Lors de sa Transfiguration en effet « ses vêtements devinrent resplendissants, d’une telle blancheur qu’aucun foulon sur terre ne peut blanchir de la sorte » (Mc 9, 3).

Pour le chrétien, le vêtement comporte donc ces deux significations extrêmes. Le vêtement lui rappelle à la fois qu’il est fils d’Adam marqué par la faiblesse et la nudité, et, en même temps il lui rappelle que son corps va être transfiguré et revêtu d’une gloire nouvelle dans le Christ. La Transfiguration du Christ qui a touché jusqu’à son vêtement n’a duré que l’espace d’un instant. Peu après le Christ a accepté l’humiliation suprême d’avoir été dépouillé de ses vêtements avant de parvenir à la gloire de la Résurrection (cf. Jn 19, 23). Le Christ dans son vêtement même nous annonce la gloire, mais une gloire qui, pour l’instant est cachée, et que le Christ veut faire jaillir de notre nudité, de nos humiliations et de notre faiblesse.

LE VÊTEMENT DU CHRÉTIEN AU RYTHME DE LA MORT ET DE LA RÉSURRECTION

Si le chrétien n’a pas de code vestimentaire particulier, sa manière de s’habiller est cependant marquée par le rapport que le Christ a connu à l’égard de son propre vêtement dans sa passion et sa Résurrection.

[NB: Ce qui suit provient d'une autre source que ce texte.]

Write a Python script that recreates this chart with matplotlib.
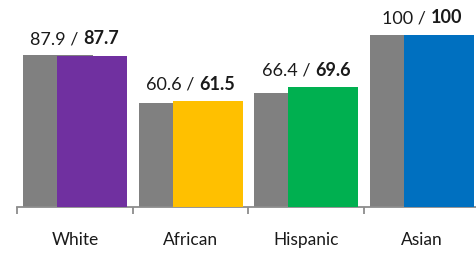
import matplotlib
matplotlib.use("Agg")
import matplotlib.pyplot as plt
from matplotlib.offsetbox import TextArea, HPacker, AnnotationBbox

groups = ["White", "African", "Hispanic", "Asian"]
before = [87.9, 60.6, 66.4, 100]
after = [87.7, 61.5, 69.6, 100]
colors = ["#7030A0", "#FFC000", "#00B050", "#0070C0"]

plt.rcParams["font.family"] = ["Lato", "DejaVu Sans"]

fig = plt.figure(figsize=(4.77, 2.54), dpi=100)
# axis spans x 17..480 px, y 0..207 px
ax = fig.add_axes([17 / 477, 1 - 207 / 254, 463 / 477, 207 / 254])

x = list(range(len(groups)))
w = 0.605
off = 0.147
ax.bar([i - off for i in x], before, width=w, color="#808080", zorder=2)
ax.bar([i + off for i in x], after, width=w, color=colors, zorder=3)

ax.set_xlim(-0.5, 3.5)
ax.set_ylim(0, 120.1)

# "old / new" labels, second number in bold
for i in x:
    t1 = TextArea("%g / " % before[i], textprops=dict(fontsize=13, color="#1a1a1a"))
    t2 = TextArea("%g" % after[i], textprops=dict(fontsize=13, color="#1a1a1a", fontweight="bold"))
    box = HPacker(children=[t1, t2], pad=0, sep=0, align="baseline")
    ab = AnnotationBbox(box, (i, max(before[i], after[i])), xybox=(0, 6),
                        xycoords="data", boxcoords="offset points",
                        box_alignment=(0.5, 0), frameon=False)
    ax.add_artist(ab)

for s in ["top", "right", "left"]:
    ax.spines[s].set_visible(False)
ax.spines["bottom"].set_color("#8c8c8c")
ax.spines["bottom"].set_linewidth(1.3)
ax.set_yticks([])

ax.set_xticks(x)
ax.set_xticklabels(groups, fontsize=12.5, color="#1a1a1a")
ax.tick_params(axis="x", which="major", length=0, pad=18)
ax.set_xticks([-0.5, 0.5, 1.5, 2.5, 3.5], minor=True)
ax.tick_params(axis="x", which="minor", length=5, width=1.3, color="#8c8c8c")

fig.savefig("out.png", dpi=100)
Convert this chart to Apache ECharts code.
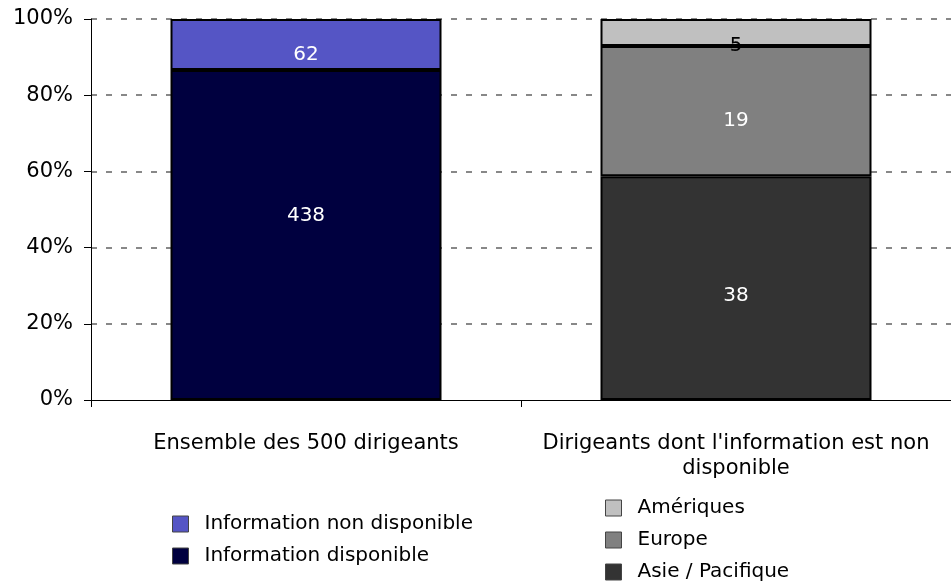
<!DOCTYPE html>
<html>
<head>
<meta charset="utf-8">
<script src="https://cdn.jsdelivr.net/npm/echarts@6/dist/echarts.min.js"></script>
<style>html,body{margin:0;padding:0;background:#fff}#c{width:951px;height:581px}</style>
</head>
<body>
<div id="c"></div>
<script>
// Categories
const categories = ["Ensemble des 500 dirigeants", "Dirigeants dont l'information est non\ndisponible"];
// Shares (% of bar height)
const shareDisponible = [86.6, null];
const shareNonDisponible = [13.4, null];
const shareAsie = [null, 58.7];
const shareEurope = [null, 34.2];
const shareAmeriques = [null, 7.1];
// Count labels shown inside segments
const countDisponible = [438, null];
const countNonDisponible = [62, null];
const countAsie = [null, 38];
const countEurope = [null, 19];
const countAmeriques = [null, 5];
// Y tick values
const yTicks = [0, 20, 40, 60, 80, 100];

const FONT = 'DejaVu Sans';

function mk(name, data, counts, color, labelColor, offsetY) {
  return {
    name: name,
    type: 'bar',
    stack: 'total',
    barWidth: 271,
    data: data.map(v => v == null ? '-' : v),
    itemStyle: { color: color, borderColor: '#000', borderWidth: 2 },
    label: {
      show: true,
      position: 'inside',
      offset: [0, offsetY],
      color: labelColor,
      fontFamily: FONT,
      fontSize: 20,
      formatter: p => counts[p.dataIndex] == null ? '' : String(counts[p.dataIndex])
    },
    emphasis: { disabled: true },
    animation: false
  };
}

function lg(name, left, top) {
  return {
    orient: 'vertical', left: left, top: top, padding: 0,
    itemWidth: 16, itemHeight: 16, icon: 'rect',
    data: [name],
    itemStyle: { borderColor: '#444', borderWidth: 1 },
    textStyle: { color: '#000', fontFamily: FONT, fontSize: 20, padding: [0, 0, 0, 11] },
    selectedMode: false
  };
}

const chart = echarts.init(document.getElementById('c'));
chart.setOption({
  animation: false,
  backgroundColor: '#fff',
  grid: { left: 91, top: 19, width: 862, height: 381, containLabel: false },
  xAxis: {
    type: 'category',
    data: categories,
    z: 5,
    axisLine: { show: true, lineStyle: { color: '#000', width: 1 } },
    axisTick: { show: true, length: 7, lineStyle: { color: '#000' } },
    axisLabel: { color: '#000', fontFamily: FONT, fontSize: 21, margin: 31, lineHeight: 25, interval: 0 },
    splitLine: { show: false }
  },
  yAxis: {
    type: 'value',
    min: yTicks[0],
    max: yTicks[yTicks.length - 1],
    interval: yTicks[1] - yTicks[0],
    axisLine: { show: true, lineStyle: { color: '#000', width: 1 } },
    axisTick: { show: true, length: 7, inside: false, lineStyle: { color: '#000' } },
    axisLabel: { color: '#000', fontFamily: FONT, fontSize: 21, margin: 18, formatter: '{value}%' },
    splitLine: { show: true, showMinLine: false, lineStyle: { color: '#888', width: 2, type: [6, 9] } }
  },
  legend: [
    lg('Information non disponible', 172, 514),
    lg('Information disponible', 172, 546),
    lg('Amériques', 605, 498),
    lg('Europe', 605, 530),
    lg('Asie / Pacifique', 605, 562)
  ],
  series: [
    mk('Information disponible', shareDisponible, countDisponible, '#00003f', '#fff', -19),
    mk('Information non disponible', shareNonDisponible, countNonDisponible, '#5555c5', '#fff', 10),
    mk('Asie / Pacifique', shareAsie, countAsie, '#333333', '#fff', 8),
    mk('Europe', shareEurope, countEurope, '#808080', '#fff', 10),
    mk('Amériques', shareAmeriques, countAmeriques, '#c0c0c0', '#000', 13)
  ]
});
</script>
</body>
</html>
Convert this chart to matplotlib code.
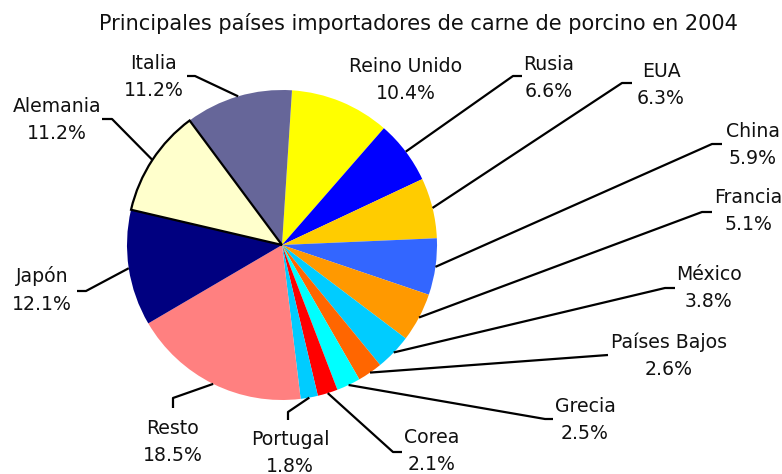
import matplotlib.pyplot as plt
import numpy as np

# Data (clockwise from the top)
paises = ['Reino Unido', 'Rusia', 'EUA', 'China', 'Francia', 'México',
          'Países Bajos', 'Grecia', 'Corea', 'Portugal', 'Resto', 'Japón',
          'Alemania', 'Italia']
porcentajes = [10.4, 6.6, 6.3, 5.9, 5.1, 3.8, 2.6, 2.5, 2.1, 1.8, 18.5, 12.1, 11.2, 11.2]
colores = ['#FFFF00', '#0000FF', '#FFCC00', '#3366FF', '#FF9900', '#00CCFF',
           '#FF6600', '#00FFFF', '#FF0000', '#00CCFF', '#FF8080', '#000080',
           '#FFFFCC', '#666699']

W, H = 782, 474

# label centres and leader elbows/ends in image pixels (y down)
label_pos = {
    'Reino Unido': (406, 80), 'Rusia': (549, 78), 'EUA': (661, 85),
    'China': (753, 145), 'Francia': (748, 211), 'México': (709, 288),
    'Países Bajos': (669, 356), 'Grecia': (585, 420), 'Corea': (432, 451),
    'Portugal': (290, 453), 'Resto': (173, 442), 'Japón': (42, 290),
    'Alemania': (57, 120), 'Italia': (154, 77),
}
leader = {
    'Rusia': [(513, 76), (522, 76)],
    'EUA': [(622, 83), (632, 83)],
    'China': [(712, 144), (722, 144)],
    'Francia': [(702, 212), (712, 212)],
    'México': [(665, 288), (675, 288)],
    'Países Bajos': [(608, 355)],
    'Grecia': [(545, 419), (553, 419)],
    'Corea': [(393, 452), (402, 452)],
    'Portugal': [(288, 412), (288, 420)],
    'Resto': [(173, 398), (173, 408)],
    'Japón': [(86, 291), (77, 291)],
    'Alemania': [(112, 119), (102, 119)],
    'Italia': [(195, 76), (187, 76)],
}

def fy(y):
    return H - y

fig = plt.figure(figsize=(W / 100, H / 100), dpi=100)
ax = fig.add_axes([0, 0, 1, 1])

explode = [0.025 if p == 'Alemania' else 0 for p in paises]
wedges, _ = ax.pie(porcentajes, colors=colores, startangle=86.3, counterclock=False,
                   center=(282, fy(245)), radius=155, explode=explode,
                   wedgeprops=dict(linewidth=0))
for w, p in zip(wedges, paises):
    if p == 'Alemania':
        w.set_edgecolor('black')
        w.set_linewidth(1.6)
        w.set_zorder(3)

ax.set_xlim(0, W)
ax.set_ylim(0, H)
ax.axis('off')

for w, p, v in zip(wedges, paises, porcentajes):
    mid = np.deg2rad((w.theta1 + w.theta2) / 2)
    cx, cy = w.center
    x0 = cx + w.r * np.cos(mid)
    y0 = cy + w.r * np.sin(mid)
    if p in leader:
        xs = [x0] + [q[0] for q in leader[p]]
        ys = [y0] + [fy(q[1]) for q in leader[p]]
        ax.plot(xs, ys, color='black', lw=1.6, solid_capstyle='butt', zorder=4)
    lx, ly = label_pos[p]
    ax.text(lx, fy(ly), f'{p}\n{v:.1f}%', ha='center', va='center',
            fontsize=13.6, linespacing=1.55, color='#111111')

fig.text(418 / W, 1 - 23 / H, 'Principales países importadores de carne de porcino en 2004',
         ha='center', va='center', fontsize=15, color='#111111')

fig.savefig('out.png', dpi=100)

L’Église invite le chrétien à vivre à l’unisson de ce mystère suivant les temps liturgiques de l’année. Tantôt le chrétien doit prendre le vêtement de la pénitence lorsqu’il se rappelle la marche du Christ vers sa Passion, tantôt il doit prendre un habit resplendissant lorsqu’il fête la Résurrection.

Nous avons d’ailleurs gardé cette expression dans le langage courant. Nous disons qu’une personne est « endimanchée » pour dire qu’elle ne s’est pas habillée comme à l’ordinaire jusqu’à en être maladroite. Cette expression est devenue péjorative, mais elle dit encore quelque chose de vrai. Le vêtement que nous portons le dimanche, jour de la Résurrection, annonce un mystère qui nous dépasse : notre corps est destiné à la gloire.